Robin..........
I think everyone here reads your posts, or we wouldn't be here to begin with.
I will pitch the tent with shear poles, I will have tie tapes installed on the ridge, for a external ridge pole, so the poles can be arrow straight or crooked as a dogs hind leg. Lots of what, old loggers called "pecker poles" up here for poles. I also have a 9X12 wall tent, with 4 foot walls, that I pack into Week In The Woods (see link) that tent weights in at least 40 lbs. I cut and peeled seven 15 foot, arrow straight black spruce poles for it. It takes me three round trips to just get my tent, rain fly, and poles into the camp area. Thank goodness it is only a few hundred yards from the truck. Another three round trips to get my cot, camp chair, bed roll, cooking gear, and food packed in. It seems to me like a lot of work, but once set up, I am as comfortable as I would be at a 5 star lodge, and I sleep like a baby. One morning the camp director had to wake me up for the days classes, I slept so soundly. I'm thinking the smaller tent will make for a lighter camp.

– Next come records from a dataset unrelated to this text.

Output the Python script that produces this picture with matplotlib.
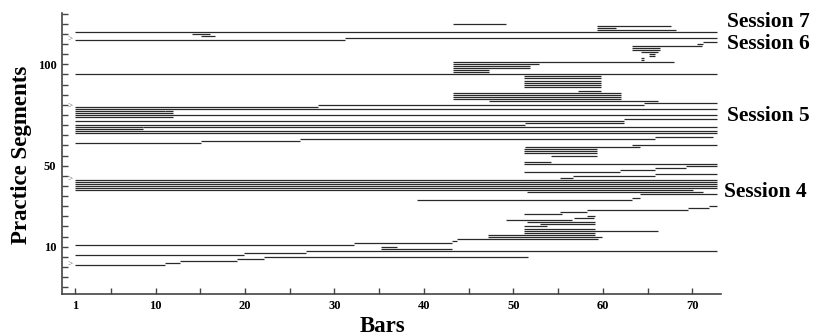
import matplotlib
matplotlib.use('Agg')
import matplotlib.pyplot as plt
from matplotlib.ticker import MultipleLocator, FixedLocator

plt.rcParams['font.family'] = ['Liberation Serif', 'DejaVu Serif']
plt.rcParams['font.weight'] = 'bold'

# one entry per practice segment: row index, first bar, last bar
seg_row = [1, 2, 3, 4, 5, 6, 7, 8, 9, 10,
           11, 12, 13, 14, 15, 16, 17, 18, 19, 20,
           21, 22, 23, 24, 25, 26, 27, 28, 29, 30,
           33, 34, 36, 37, 38,
           39, 40, 41, 42, 43,
           44, 45, 46, 47, 48, 49, 50, 51, 52,
           55, 56, 57, 58, 59, 60,
           61, 62, 63, 64,
           66, 67, 68, 69, 69, 70, 71, 72, 73, 74, 75, 76, 77, 77, 78,
           79, 80, 81, 82, 83, 84, 85, 86, 87,
           89, 90, 91, 92, 93, 94, 95,
           96, 97, 98, 99, 100, 101,
           102, 103, 104, 105, 106, 107, 108, 109, 110, 111,
           112, 113, 114, 115, 116, 117, 118, 119, 120]
seg_start = [1, 11.1, 12.7, 19.1, 22.1, 1, 19.9, 26.8, 35.2, 35.2,
             1, 32.2, 43.1, 43.7, 47.2, 47.2, 51.2, 51.2, 51.2, 51.2,
             53.0, 51.5, 49.2, 56.8, 58.2, 51.2, 55.2, 58.2, 69.5, 71.8,
             39.2, 63.3, 64.1, 51.5, 1,
             1, 1, 1, 1, 1,
             55.2, 56.7, 65.8, 51.2, 61.9, 65.8, 69.3, 51.2, 51.2,
             54.2, 51.2, 51.2, 51.2, 51.3, 63.3,
             1, 15.1, 26.1, 65.8,
             1, 1, 1, 1, 8.6, 1, 51.3, 1, 62.3, 1, 1, 1, 1, 11.1, 1,
             1, 28.2, 64.6, 47.3, 43.2, 43.2, 43.2, 43.2, 57.2,
             51.2, 51.2, 51.2, 51.2, 51.2, 51.2, 1,
             43.2, 43.2, 43.2, 43.2, 43.2, 43.2,
             64.2, 64.2, 65.2, 65.2, 64.2, 63.3, 63.3, 63.3, 70.5, 71.2,
             1, 31.2, 15.1, 14.1, 1, 59.3, 59.3, 59.3, 43.2]
seg_end = [11.1, 12.7, 19.1, 22.1, 51.6, 19.9, 26.8, 72.8, 43.1, 37.0,
           32.2, 43.1, 43.7, 59.5, 59.9, 59.1, 59.1, 66.2, 59.1, 53.8,
           59.1, 59.1, 56.5, 59.0, 59.1, 55.4, 58.2, 69.5, 71.8, 72.8,
           63.3, 64.1, 72.8, 71.2, 70.1,
           72.8, 72.8, 72.8, 72.8, 72.8,
           56.7, 65.8, 72.8, 61.9, 65.8, 69.3, 72.8, 72.8, 54.2,
           59.3, 59.3, 59.3, 59.3, 64.1, 72.8,
           15.1, 26.1, 65.8, 72.3,
           72.8, 72.8, 8.6, 8.6, 72.8, 51.3, 62.3, 62.3, 72.8, 12.0, 72.8, 12.0, 11.1, 12.0, 72.8,
           28.2, 64.6, 72.8, 66.2, 62.0, 62.0, 62.0, 62.0, 59.8,
           59.8, 59.8, 59.8, 59.8, 59.8, 59.8, 72.8,
           47.3, 47.3, 51.9, 51.9, 52.9, 67.9,
           64.6, 64.6, 65.8, 65.8, 66.2, 66.4, 66.4, 71.1, 71.2, 72.8,
           31.2, 72.8, 16.6, 16.1, 72.8, 68.2, 61.5, 67.6, 49.2]

# rows where a new session begins
start_rows = [1, 43, 79, 112]

session_names = ['Session 7', 'Session 6', 'Session 5', 'Session 4']
session_rows = [121, 110, 74.5, 37]

fig = plt.figure(figsize=(8.14, 3.35), dpi=100)
ax = fig.add_axes([0.0762, 0.1224, 0.8096, 0.8388])

ax.hlines(seg_row, seg_start, seg_end, colors='#2a2a2a', linewidth=0.9)

for r in start_rows:
    ax.text(0.5, r, '>', fontsize=6.5, color='#555555', fontweight='normal',
            ha='center', va='center')

for name, r in zip(session_names, session_rows):
    x = 73.85 if name != 'Session 4' else 73.5
    ax.text(x, r, name, fontsize=15.5, fontweight='bold', ha='left', va='center',
            clip_on=False)

ax.set_xlim(-0.45, 73.2)
ax.set_ylim(-13.3, 125.3)

ax.xaxis.set_major_locator(FixedLocator([1, 10, 20, 30, 40, 50, 60, 70]))
ax.xaxis.set_minor_locator(FixedLocator([5, 15, 25, 35, 45, 55, 65]))
ax.yaxis.set_major_locator(FixedLocator([10, 50, 100]))
ax.yaxis.set_minor_locator(MultipleLocator(5))
ax.tick_params(which='both', direction='in', length=4, width=1, color='#444444')
ax.tick_params(axis='both', labelsize=9, pad=4)

for side in ['top', 'right']:
    ax.spines[side].set_visible(False)
for side in ['left', 'bottom']:
    ax.spines[side].set_linewidth(1.2)
    ax.spines[side].set_color('#444444')

fig.text(22 / 814, 1 - 155 / 335, 'Practice Segments', rotation=90,
         fontsize=16.5, fontweight='bold', ha='center', va='center')
fig.text(382 / 814, 1 - 326 / 335, 'Bars', fontsize=16.5, fontweight='bold',
         ha='center', va='center')

plt.savefig('out.png', dpi=100)
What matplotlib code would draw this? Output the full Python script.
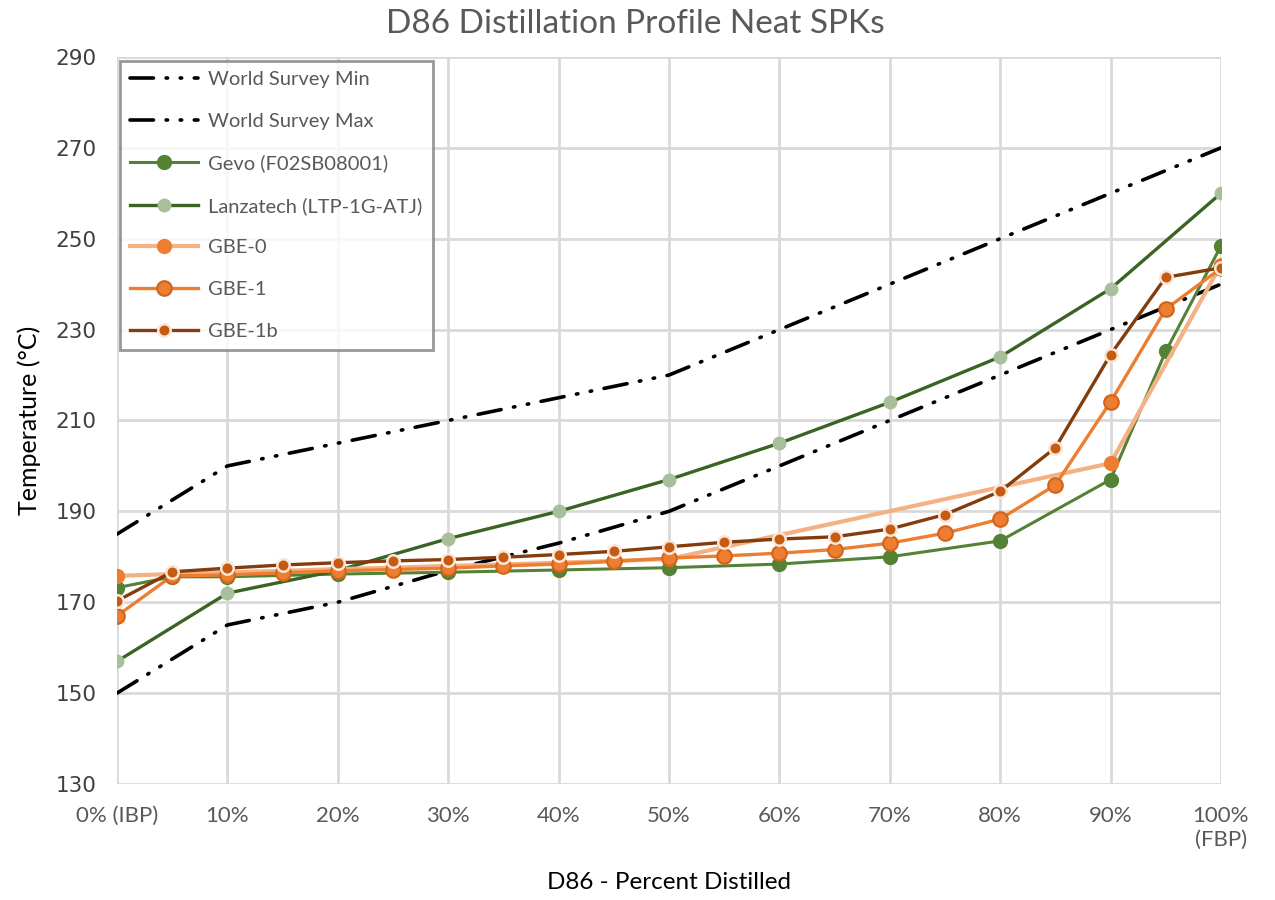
import matplotlib
matplotlib.use('Agg')
import matplotlib.pyplot as plt
import numpy as np

# distillation points (% recovered)
pct_full = [0, 5, 10, 15, 20, 25, 30, 35, 40, 45, 50, 55, 60, 65, 70, 75, 80, 85, 90, 95, 100]
pct_ten = [0, 10, 20, 30, 40, 50, 60, 70, 80, 90, 100]
pct_gevo = [0, 5, 10, 20, 30, 40, 50, 60, 70, 80, 90, 95, 100]
pct_gbe0 = [0, 5, 10, 15, 20, 25, 30, 35, 40, 45, 50, 90, 100]

survey_min = [150, 165, 170, 177, 183, 190, 200, 210, 220, 230, 240]
survey_max = [185, 200, 205, 210, 215, 220, 230, 240, 250, 260, 270]
lanzatech = [157, 172, 177, 184, 190, 197, 205, 214, 224, 239, 260]
gevo = [173.2, 175.6, 175.6, 176.2, 176.6, 177.1, 177.6, 178.4, 180.0, 183.5, 197.0, 225.2, 248.4]
gbe0 = [175.8, 176.2, 176.6, 176.9, 177.3, 177.6, 178.0, 178.3, 178.7, 179.1, 179.5, 200.6, 244.3]
gbe1 = [167.0, 175.8, 176.0, 176.5, 176.9, 177.2, 177.5, 178.0, 178.4, 179.0, 179.7,
        180.2, 180.8, 181.6, 183.0, 185.2, 188.3, 195.8, 214.1, 234.5, 243.5]
gbe1b = [170.3, 176.7, 177.5, 178.2, 178.7, 179.1, 179.4, 179.9, 180.5, 181.2, 182.2,
         183.2, 183.9, 184.4, 186.1, 189.3, 194.4, 204.0, 224.5, 241.5, 243.6]

x_labels = ['0% (IBP)', '10%', '20%', '30%', '40%', '50%', '60%', '70%', '80%', '90%', '100%\n(FBP)']

text_gray = '#595959'
grid_gray = '#d9d9d9'

fig = plt.figure(figsize=(12.75, 9), dpi=100)
ax = fig.add_axes([0.0918, 0.1289, 0.8658, 0.8078])

dash = (0, (6.5, 3.5, 0.4, 3.5, 0.4, 3.5))
ax.plot(pct_ten, survey_min, color='black', lw=2.6, linestyle=dash,
        dash_capstyle='round', label='World Survey Min')
ax.plot(pct_ten, survey_max, color='black', lw=2.6, linestyle=dash,
        dash_capstyle='round', label='World Survey Max')
ax.plot(pct_gevo, gevo, color='#548235', lw=2.2, marker='o', ms=10,
        mfc='#548235', mec='#548235', label='Gevo (F02SB08001)')
ax.plot(pct_ten, lanzatech, color='#3b6323', lw=2.4, marker='o', ms=9,
        mfc='#a9bf9c', mec='#a9bf9c', label='Lanzatech (LTP-1G-ATJ)')
ax.plot(pct_gbe0, gbe0, color='#f4b183', lw=3, marker='o', ms=10,
        mfc='#ed7d31', mec='#ed7d31', label='GBE-0')
ax.plot(pct_full, gbe1, color='#ed7d31', lw=2.4, marker='o', ms=10.5,
        mfc='#ed7d31', mec='#d2631a', mew=1.5, label='GBE-1')
ax.plot(pct_full, gbe1b, color='#843c0c', lw=2.4, marker='o', ms=9,
        mfc='#c55a11', mec='#fbe5d6', mew=1.8, label='GBE-1b')

ax.set_xlim(0, 100)
ax.set_ylim(130, 290)
ax.set_xticks(pct_ten)
ax.set_xticklabels(x_labels, family='Lato', fontsize=16, color=text_gray)
ax.set_yticks(np.arange(130, 291, 20))
for lbl in ax.get_yticklabels():
    lbl.set_fontsize(15.5)
    lbl.set_color('#404040')
    lbl.set_family('DejaVu Sans')
ax.tick_params(axis='both', length=0)
ax.tick_params(axis='x', pad=16)
ax.tick_params(axis='y', pad=15)

ax.grid(True, color=grid_gray, lw=2)
ax.set_axisbelow(True)
for s in ax.spines.values():
    s.set_visible(False)

fig.suptitle('D86 Distillation Profile Neat SPKs', family='Lato', fontsize=24,
             color=text_gray, x=0.498, y=0.99)
ax.set_xlabel('D86 - Percent Distilled', family='Lato', fontsize=17.5,
              color='black', labelpad=16)
ax.set_ylabel('Temperature (°C)', family='Lato', fontsize=18, color='black',
              labelpad=10)

leg = ax.legend(loc='upper left', bbox_to_anchor=(0.0015, 0.996), frameon=True,
                fancybox=False, edgecolor='#7f7f7f', handlelength=3.4,
                handletextpad=0.5, labelspacing=1.22, borderpad=0.5,
                borderaxespad=0.05, prop={'family': 'Lato', 'size': 14.5})
leg.get_frame().set_linewidth(2)
for t in leg.get_texts():
    t.set_color(text_gray)

plt.savefig('out.png', dpi=100)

Most of the summers in my early years of working for Alaska Dept. of Fish & Game were spent sleeping in wall tents. At the salmon counting tower camps we had a sleep tent at one end of a sand bar and a cook tent at the other, the tower in the middle. The most cold, wet coastal summers in NW Alaska were wonderful when you could fire up a Yukon stove, hang up your wet clothes and sleep warm and dry, then in the morning have dry clothes to put on. The tents we had were 10X12 or 12X14 supported by a 2x4 wood frames and plywood floors and some even had plywood walls. A couple of years ago I visited a Commercial Fisheries Sonar Camp on the Tanana River, below the town of Manley Hot Springs, Alaska. All high tech with maybe 14X20 computer tent with a generator tent back in the woods and a even bigger wall tent for a kitchen/dinning area. Each of the employees had a 10X12 wall tent of their own for sleeping and personal space. All tents were on platforms with plywood floors. My old mentor Bob Carlson was with me, the young ladies at the camp took him in as if he was their grandfather, they gave him a wonderful tour of the camp, showed him how the sonar counted salmon, how the fishwheel caught fish and fixed us a wonderful lunch, with great coffee (fresh ground coffee beans). After that we went fishing for northern pike and sheefish in some nearby streams.
Nothing better for a permanent or semi-permanent camp tent camp, than the wall tent!